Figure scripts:
☆ ☆ ☆ ☆ ☆ ☆ ☆

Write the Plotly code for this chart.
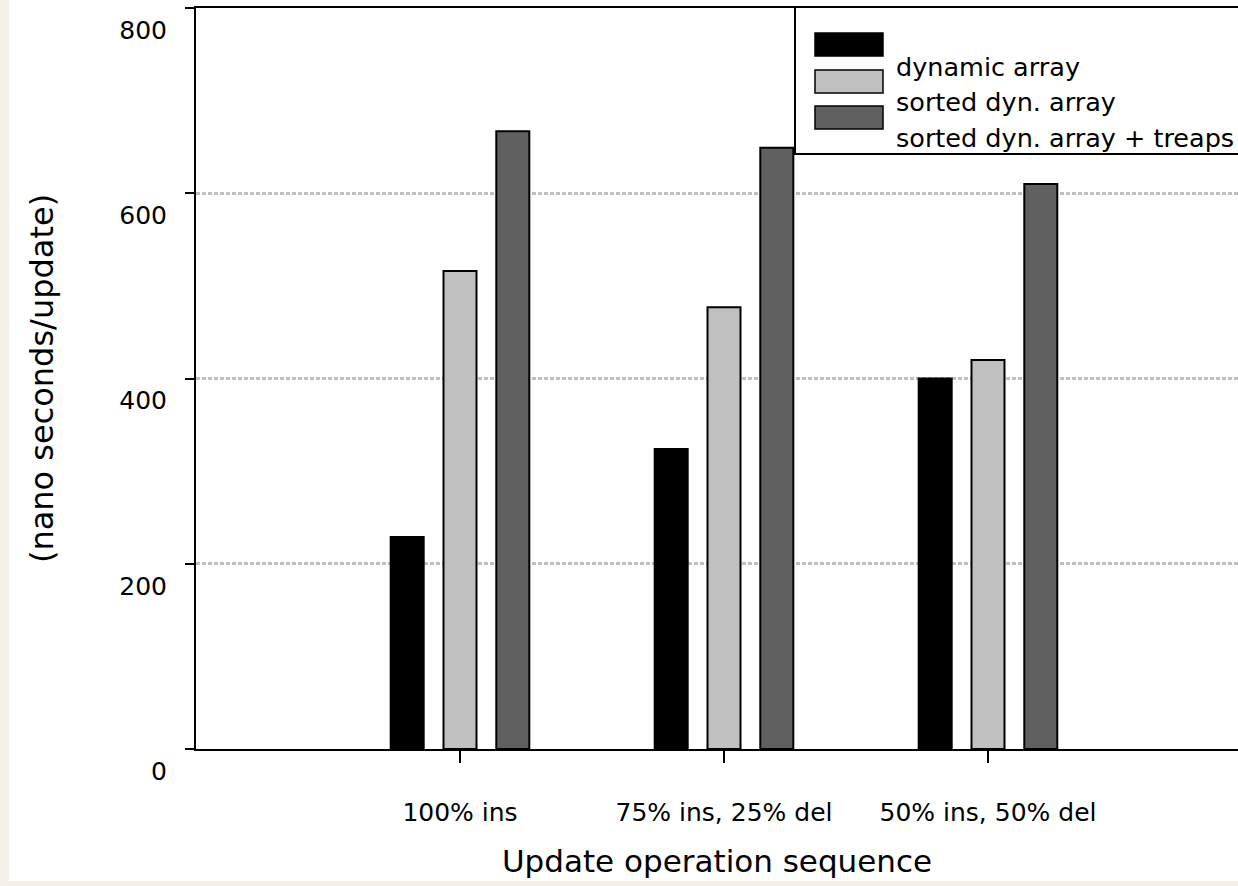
import plotly.graph_objects as go

# ---- data ----
categories = ["100% ins", "75% ins, 25% del", "50% ins, 50% del"]
series_names = ["dynamic array", "sorted dyn. array", "sorted dyn. array + treaps"]
dynamic_array = [229, 324, 400]
sorted_dyn_array = [516, 477, 420]
sorted_dyn_array_treaps = [667, 649, 610]
y_tick_values = [0, 200, 400, 600, 800]
y_tick_labels = ["0", "200", "400", "600", "800"]
x_title = "Update operation sequence"
y_title = "(nano seconds/update)"

series_values = [dynamic_array, sorted_dyn_array, sorted_dyn_array_treaps]
colors = ["#000000", "#c0c0c0", "#606060"]

W, H = 1238, 886
ML, MR, MT, MB = 196, 0, 8, 137
PW, PH = W - ML - MR, H - MT - MB
FONT = "DejaVu Sans"


def px_x(px):
    return (px - ML) / PW


def px_y(py):
    return (H - MB - py) / PH


fig = go.Figure()
for name, vals, col in zip(series_names, series_values, colors):
    fig.add_trace(go.Bar(
        x=categories, y=vals, name=name,
        marker=dict(color=col, line=dict(color="#000000", width=2)),
        showlegend=False,
    ))

shapes = []
# page background strips
shapes.append(dict(type="rect", xref="paper", yref="paper", layer="below",
                   x0=px_x(0), x1=px_x(9), y0=px_y(0), y1=px_y(H),
                   fillcolor="#f5f1ea", line=dict(width=0)))
shapes.append(dict(type="rect", xref="paper", yref="paper", layer="below",
                   x0=px_x(0), x1=px_x(W), y0=px_y(881), y1=px_y(H),
                   fillcolor="#f5f1ea", line=dict(width=0)))
# legend box
shapes.append(dict(type="rect", xref="paper", yref="paper", layer="above",
                   x0=px_x(795), x1=px_x(W + 10), y0=px_y(154), y1=px_y(7),
                   fillcolor="#ffffff", line=dict(color="#000000", width=2)))
annotations = []
sw_top = [33, 70, 106]
txt_mid = [67, 102, 138]
for i, (name, col) in enumerate(zip(series_names, colors)):
    shapes.append(dict(type="rect", xref="paper", yref="paper", layer="above",
                       x0=px_x(815), x1=px_x(883), y0=px_y(sw_top[i] + 23), y1=px_y(sw_top[i]),
                       fillcolor=col, line=dict(color="#000000", width=1.5)))
    annotations.append(dict(xref="paper", yref="paper", x=px_x(894), y=px_y(txt_mid[i]),
                            xanchor="left", yanchor="middle", text=name, showarrow=False,
                            font=dict(family=FONT, size=25.5, color="#000000")))

fig.update_layout(
    width=W, height=H,
    margin=dict(l=ML, r=MR, t=MT, b=MB, pad=0),
    paper_bgcolor="#ffffff", plot_bgcolor="#ffffff",
    barmode="group", bargap=0.4, bargroupgap=0.375,
    shapes=shapes, annotations=annotations,
    font=dict(family=FONT, size=24, color="#000000"),
)
fig.update_xaxes(
    type="category", range=[-1, 2.947],
    showline=True, linecolor="#000000", linewidth=2, mirror=True,
    ticks="outside", ticklen=12, tickwidth=2, tickcolor="#000000",
    showgrid=False, zeroline=False,
    tickfont=dict(family=FONT, size=25, color="#000000"),
    ticklabelstandoff=28,
    title=dict(text=x_title, font=dict(family=FONT, size=31, color="#000000"), standoff=24),
)
fig.update_yaxes(
    range=[0, 800], tickmode="array", tickvals=y_tick_values, ticktext=y_tick_labels,
    showline=True, linecolor="#000000", linewidth=2, mirror=False,
    ticks="outside", ticklen=9, tickwidth=2, tickcolor="#000000",
    showgrid=True, gridcolor="#c0c0c0", gridwidth=3, griddash="4px,2px",
    zeroline=False,
    tickfont=dict(family=FONT, size=25, color="#000000"),
    ticklabelstandoff=13, ticklabelshift=22,
    title=dict(text=y_title, font=dict(family=FONT, size=32, color="#000000"), standoff=56),
)

fig.write_html(
    "out.html",
    config={"displayModeBar": False},
    post_script="document.body.style.margin='0';document.body.style.overflow='hidden';",
)
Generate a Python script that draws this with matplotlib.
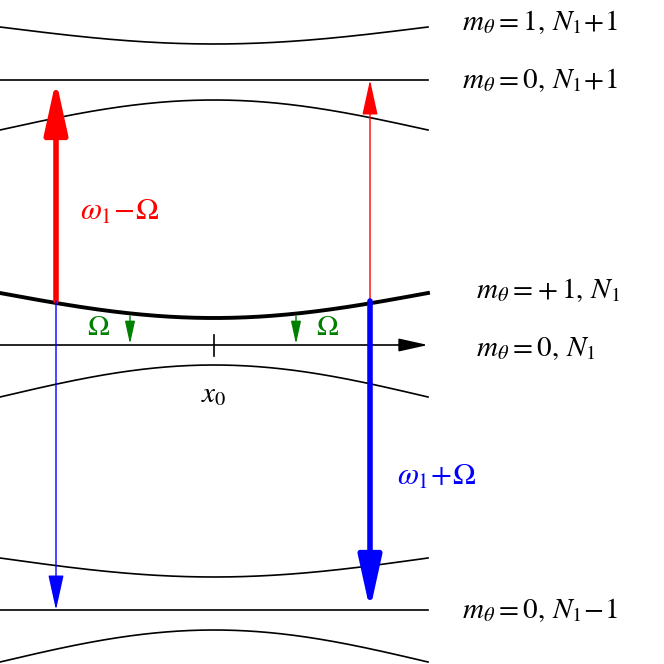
import numpy as np
import matplotlib.pyplot as plt

plt.rcParams['mathtext.fontset'] = 'stix'
plt.rcParams['font.family'] = 'STIXGeneral'

# level curves: (edge y, centre y, line width) in pixel units
level_edge = [27, 80, 130, 293, 397, 558, 610, 662]
level_mid = [44, 80, 100, 318, 365, 577, 610, 630]
level_lw = [1.2, 1.2, 1.2, 2.8, 1.2, 1.2, 1.2, 1.2]

labels = [r'$m_\theta = 1,\, N_1\!+\!1$', r'$m_\theta = 0,\, N_1\!+\!1$',
          r'$m_\theta =\!+1,\, N_1$', r'$m_\theta = 0,\, N_1$', r'$m_\theta = 0,\, N_1\!-\!1$']
label_x = [462, 462, 476, 476, 462]
label_y = [22, 80, 290, 349, 610]

x_end = 428
x0 = 214

fig = plt.figure(figsize=(6.64, 6.64), dpi=100)
ax = fig.add_axes([0, 0, 1, 1])
ax.set_xlim(0, 664)
ax.set_ylim(664, 0)
ax.axis('off')

xs = np.linspace(0, x_end, 300)
shape = np.cos(np.pi * (xs - x0) / x_end)
for e, m, lw in zip(level_edge, level_mid, level_lw):
    ax.plot(xs, e + (m - e) * shape, color='black', lw=lw)

# axis
ax.annotate('', xy=(x_end, 345), xytext=(0, 345),
            arrowprops=dict(arrowstyle='-|>,head_width=0.2,head_length=0.9', color='black',
                            lw=1.2, mutation_scale=20, shrinkA=0, shrinkB=0))
ax.plot([x0, x0], [335, 356], color='black', lw=1.2)
ax.text(x0, 396, r'$x_0$', fontsize=21, ha='center', va='center')

def arrow(x, y1, y2, c, lw, ms):
    ax.annotate('', xy=(x, y2), xytext=(x, y1),
                arrowprops=dict(arrowstyle='-|>,head_width=0.22,head_length=1.0', color=c,
                                lw=lw, mutation_scale=ms, shrinkA=0, shrinkB=0))

arrow(56, 301, 80, 'red', 4, 32)
arrow(370, 301, 80, 'red', 1, 22)
arrow(56, 301, 610, 'blue', 1, 22)
arrow(370, 301, 610, 'blue', 4, 32)
arrow(130, 316, 344, 'green', 1, 14)
arrow(296, 316, 344, 'green', 1, 14)

ax.text(98, 328, r'$\Omega$', color='green', fontsize=21, ha='center', va='center')
ax.text(327, 328, r'$\Omega$', color='green', fontsize=21, ha='center', va='center')
ax.text(80, 213, r'$\omega_1\!-\!\Omega$', color='red', fontsize=22, va='center')
ax.text(397, 478, r'$\omega_1\!+\!\Omega$', color='blue', fontsize=22, va='center')

for t, x, y in zip(labels, label_x, label_y):
    ax.text(x, y, t, fontsize=21, va='center')

fig.savefig('out.png', dpi=100)
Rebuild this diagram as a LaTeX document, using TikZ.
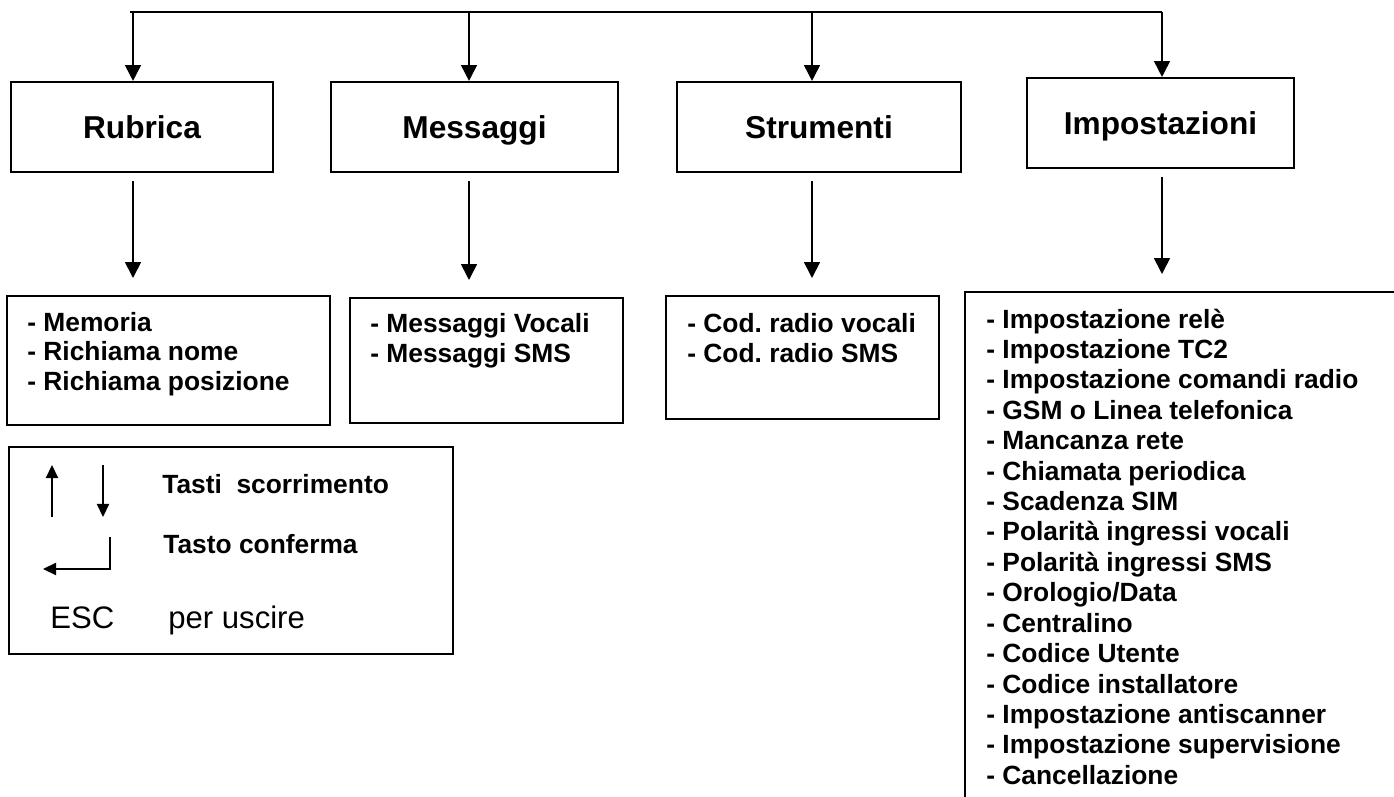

☆ ☆ ☆ ☆ ☆ ☆ ☆

Exercise aim |
Output all of the data exactly as it stands, minus any images.

Solution to the problem |
Write the Plotly code for this chart.
import plotly.graph_objects as go

# ---- data ----
categories = ["100% ins", "75% ins, 25% del", "50% ins, 50% del"]
series_names = ["dynamic array", "sorted dyn. array", "sorted dyn. array + treaps"]
dynamic_array = [229, 324, 400]
sorted_dyn_array = [516, 477, 420]
sorted_dyn_array_treaps = [667, 649, 610]
y_tick_values = [0, 200, 400, 600, 800]
y_tick_labels = ["0", "200", "400", "600", "800"]
x_title = "Update operation sequence"
y_title = "(nano seconds/update)"

series_values = [dynamic_array, sorted_dyn_array, sorted_dyn_array_treaps]
colors = ["#000000", "#c0c0c0", "#606060"]

W, H = 1238, 886
ML, MR, MT, MB = 196, 0, 8, 137
PW, PH = W - ML - MR, H - MT - MB
FONT = "DejaVu Sans"


def px_x(px):
    return (px - ML) / PW


def px_y(py):
    return (H - MB - py) / PH


fig = go.Figure()
for name, vals, col in zip(series_names, series_values, colors):
    fig.add_trace(go.Bar(
        x=categories, y=vals, name=name,
        marker=dict(color=col, line=dict(color="#000000", width=2)),
        showlegend=False,
    ))

shapes = []
# page background strips
shapes.append(dict(type="rect", xref="paper", yref="paper", layer="below",
                   x0=px_x(0), x1=px_x(9), y0=px_y(0), y1=px_y(H),
                   fillcolor="#f5f1ea", line=dict(width=0)))
shapes.append(dict(type="rect", xref="paper", yref="paper", layer="below",
                   x0=px_x(0), x1=px_x(W), y0=px_y(881), y1=px_y(H),
                   fillcolor="#f5f1ea", line=dict(width=0)))
# legend box
shapes.append(dict(type="rect", xref="paper", yref="paper", layer="above",
                   x0=px_x(795), x1=px_x(W + 10), y0=px_y(154), y1=px_y(7),
                   fillcolor="#ffffff", line=dict(color="#000000", width=2)))
annotations = []
sw_top = [33, 70, 106]
txt_mid = [67, 102, 138]
for i, (name, col) in enumerate(zip(series_names, colors)):
    shapes.append(dict(type="rect", xref="paper", yref="paper", layer="above",
                       x0=px_x(815), x1=px_x(883), y0=px_y(sw_top[i] + 23), y1=px_y(sw_top[i]),
                       fillcolor=col, line=dict(color="#000000", width=1.5)))
    annotations.append(dict(xref="paper", yref="paper", x=px_x(894), y=px_y(txt_mid[i]),
                            xanchor="left", yanchor="middle", text=name, showarrow=False,
                            font=dict(family=FONT, size=25.5, color="#000000")))

fig.update_layout(
    width=W, height=H,
    margin=dict(l=ML, r=MR, t=MT, b=MB, pad=0),
    paper_bgcolor="#ffffff", plot_bgcolor="#ffffff",
    barmode="group", bargap=0.4, bargroupgap=0.375,
    shapes=shapes, annotations=annotations,
    font=dict(family=FONT, size=24, color="#000000"),
)
fig.update_xaxes(
    type="category", range=[-1, 2.947],
    showline=True, linecolor="#000000", linewidth=2, mirror=True,
    ticks="outside", ticklen=12, tickwidth=2, tickcolor="#000000",
    showgrid=False, zeroline=False,
    tickfont=dict(family=FONT, size=25, color="#000000"),
    ticklabelstandoff=28,
    title=dict(text=x_title, font=dict(family=FONT, size=31, color="#000000"), standoff=24),
)
fig.update_yaxes(
    range=[0, 800], tickmode="array", tickvals=y_tick_values, ticktext=y_tick_labels,
    showline=True, linecolor="#000000", linewidth=2, mirror=False,
    ticks="outside", ticklen=9, tickwidth=2, tickcolor="#000000",
    showgrid=True, gridcolor="#c0c0c0", gridwidth=3, griddash="4px,2px",
    zeroline=False,
    tickfont=dict(family=FONT, size=25, color="#000000"),
    ticklabelstandoff=13, ticklabelshift=22,
    title=dict(text=y_title, font=dict(family=FONT, size=32, color="#000000"), standoff=56),
)

fig.write_html(
    "out.html",
    config={"displayModeBar": False},
    post_script="document.body.style.margin='0';document.body.style.overflow='hidden';",
)
Generate a Python script that draws this with matplotlib.
import numpy as np
import matplotlib.pyplot as plt

plt.rcParams['mathtext.fontset'] = 'stix'
plt.rcParams['font.family'] = 'STIXGeneral'

# level curves: (edge y, centre y, line width) in pixel units
level_edge = [27, 80, 130, 293, 397, 558, 610, 662]
level_mid = [44, 80, 100, 318, 365, 577, 610, 630]
level_lw = [1.2, 1.2, 1.2, 2.8, 1.2, 1.2, 1.2, 1.2]

labels = [r'$m_\theta = 1,\, N_1\!+\!1$', r'$m_\theta = 0,\, N_1\!+\!1$',
          r'$m_\theta =\!+1,\, N_1$', r'$m_\theta = 0,\, N_1$', r'$m_\theta = 0,\, N_1\!-\!1$']
label_x = [462, 462, 476, 476, 462]
label_y = [22, 80, 290, 349, 610]

x_end = 428
x0 = 214

fig = plt.figure(figsize=(6.64, 6.64), dpi=100)
ax = fig.add_axes([0, 0, 1, 1])
ax.set_xlim(0, 664)
ax.set_ylim(664, 0)
ax.axis('off')

xs = np.linspace(0, x_end, 300)
shape = np.cos(np.pi * (xs - x0) / x_end)
for e, m, lw in zip(level_edge, level_mid, level_lw):
    ax.plot(xs, e + (m - e) * shape, color='black', lw=lw)

# axis
ax.annotate('', xy=(x_end, 345), xytext=(0, 345),
            arrowprops=dict(arrowstyle='-|>,head_width=0.2,head_length=0.9', color='black',
                            lw=1.2, mutation_scale=20, shrinkA=0, shrinkB=0))
ax.plot([x0, x0], [335, 356], color='black', lw=1.2)
ax.text(x0, 396, r'$x_0$', fontsize=21, ha='center', va='center')

def arrow(x, y1, y2, c, lw, ms):
    ax.annotate('', xy=(x, y2), xytext=(x, y1),
                arrowprops=dict(arrowstyle='-|>,head_width=0.22,head_length=1.0', color=c,
                                lw=lw, mutation_scale=ms, shrinkA=0, shrinkB=0))

arrow(56, 301, 80, 'red', 4, 32)
arrow(370, 301, 80, 'red', 1, 22)
arrow(56, 301, 610, 'blue', 1, 22)
arrow(370, 301, 610, 'blue', 4, 32)
arrow(130, 316, 344, 'green', 1, 14)
arrow(296, 316, 344, 'green', 1, 14)

ax.text(98, 328, r'$\Omega$', color='green', fontsize=21, ha='center', va='center')
ax.text(327, 328, r'$\Omega$', color='green', fontsize=21, ha='center', va='center')
ax.text(80, 213, r'$\omega_1\!-\!\Omega$', color='red', fontsize=22, va='center')
ax.text(397, 478, r'$\omega_1\!+\!\Omega$', color='blue', fontsize=22, va='center')

for t, x, y in zip(labels, label_x, label_y):
    ax.text(x, y, t, fontsize=21, va='center')

fig.savefig('out.png', dpi=100)
Rebuild this diagram as a LaTeX document, using TikZ.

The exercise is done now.